Again, Will is right that governing and passing legislation is hard work. It was hard work for the Democrats to win majorities in both houses of Congress, and it was hard work for Barack Obama to win the presidency in 2008. Even with those majorities, it was really quite difficult for the president and the Democrats to craft a health care bill and get it through Congress, and they paid a difficult price for it at the ballot box in 2010. Defending the law in front of the Supreme Court was a monumentally difficult task, and even though it emerged, it did not do so unscathed. And then Obama and the Democrats had to go before the electorate again, in 2012, to defend the law, and not only did they succeed, they actually improved their standing in both the House and the Senate.

That was all really difficult work that utilized the normal procedures and machinery of government spread across all three branches, and was tested in national elections. Now a small faction of House Republicans, incapable of using that machinery to achieve their goal, are sabotaging the process, the workings of the government, and perhaps even the global economy in order to undo all that difficult work. As Will himself noted, they have no strategy and no clear endgame.

And yet he says this is all part of the process because “it's supposed to be difficult”? It's already been difficult. This has been one of the ugliest and most drawn out fights over domestic affairs the country has ever experienced. What we're seeing from the Republicans is an attempt to circumvent the work needed to realize the goal they've been unable to achieve over the past 5 years.

Will closed out the interview with Inskeep by musing on his hero, James Madison, and the Federalist Papers:

The political problem, as Madison understood it, is at bottom a problem of passions. And the entire architecture of our government is an attempt to moderate through a deliberative process the passions that are endemic to popular government.

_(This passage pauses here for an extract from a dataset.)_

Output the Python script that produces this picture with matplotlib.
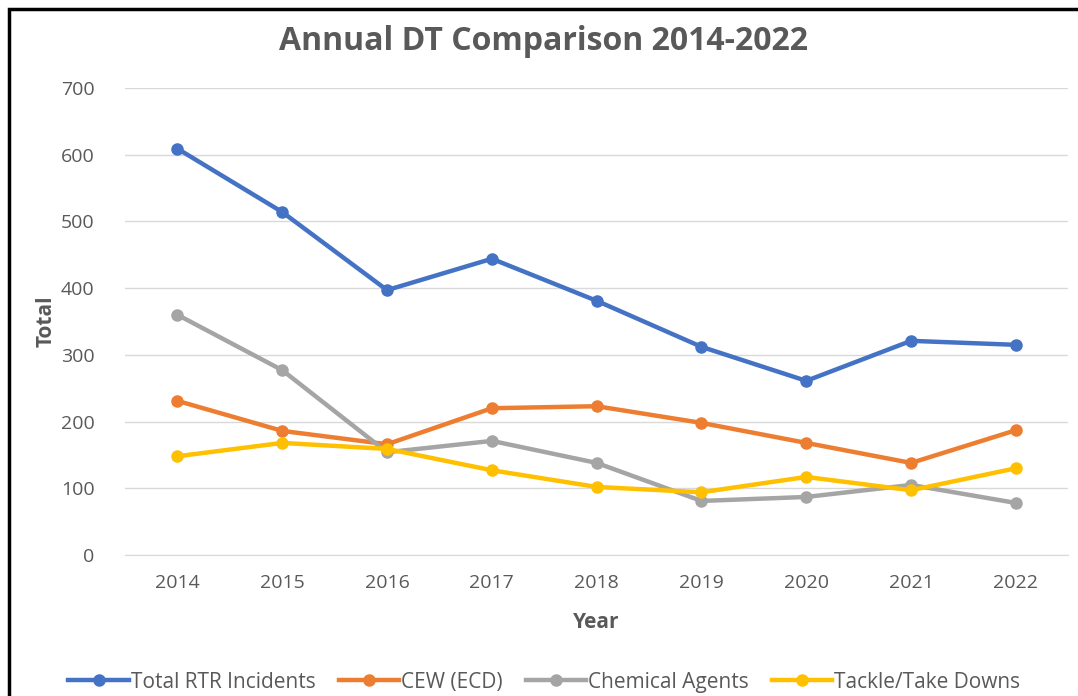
import matplotlib.pyplot as plt
from matplotlib.patches import Rectangle

years = ["2014", "2015", "2016", "2017", "2018", "2019", "2020", "2021", "2022"]
total_rtr = [609, 514, 397, 444, 381, 312, 261, 321, 315]
cew = [231, 186, 166, 220, 223, 198, 168, 138, 187]
chemical = [360, 277, 154, 171, 138, 81, 87, 105, 78]
tackle = [148, 168, 159, 127, 102, 94, 117, 97, 130]

series = [
    ("Total RTR Incidents", total_rtr, "#4472C4"),
    ("CEW (ECD)", cew, "#ED7D31"),
    ("Chemical Agents", chemical, "#A5A5A5"),
    ("Tackle/Take Downs", tackle, "#FFC000"),
]

plt.rcParams['font.family'] = ['Open Sans', 'DejaVu Sans']

fig = plt.figure(figsize=(10.78, 6.96), dpi=100)
ax = fig.add_axes([0.116, 0.2026, 0.875, 0.671])

x = list(range(len(years)))
for name, vals, col in series:
    ax.plot(x, vals, color=col, linewidth=3.2, marker="o", markersize=8, label=name)

ax.set_xlim(-0.5, len(years) - 0.5)
ax.set_ylim(0, 700)
ax.set_yticks(range(0, 701, 100))
ax.set_xticks(x)
ax.set_xticklabels(years)
ax.grid(axis="y", color="#D9D9D9", linewidth=1)
ax.set_axisbelow(True)
for s in ["top", "right", "left"]:
    ax.spines[s].set_visible(False)
ax.spines["bottom"].set_color("#D9D9D9")
ax.tick_params(axis="x", length=0, labelsize=14, colors="#595959", pad=14)
ax.tick_params(axis="y", length=0, labelsize=14, colors="#595959", pad=22)

ax.set_xlabel("Year", fontsize=15, fontweight="bold", color="#595959", labelpad=14)
ax.set_ylabel("Total", fontsize=15, fontweight="bold", color="#595959", labelpad=3)
fig.text(0.504, 0.94, "Annual DT Comparison 2014-2022", ha="center", va="center",
         fontsize=23, fontweight="bold", color="#595959")

fig.legend(loc="center", bbox_to_anchor=(0.505, 0.02), ncol=4, frameon=False,
           fontsize=15, handlelength=2.9, columnspacing=1.1, handletextpad=0.1,
           labelcolor="#595959")

# outer black frame, clipped at right and bottom like the screenshot
fig.patches.append(Rectangle((9 / 1078, -0.1), 1.2, 1 - 9 / 696 + 0.1,
                             transform=fig.transFigure, fill=False,
                             edgecolor="black", linewidth=2.5))

fig.savefig("out.png", dpi=100)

So when we see passions in play, we shouldn't be startled that's the problem. We knew they're always in play. Rather, we should say, how are we doing at moderating them?

Right now a minority in one House of government, animated by unerring zeal to repeal the Affordable Care Act, is causing massive disruptions to government operations, financial markets, and the lives of everyday Americans because they have no other leverage. Even Madison, Will's champion of “difficult” government, might be inclined to think we're not doing so great a job at “moderating” those “passions.”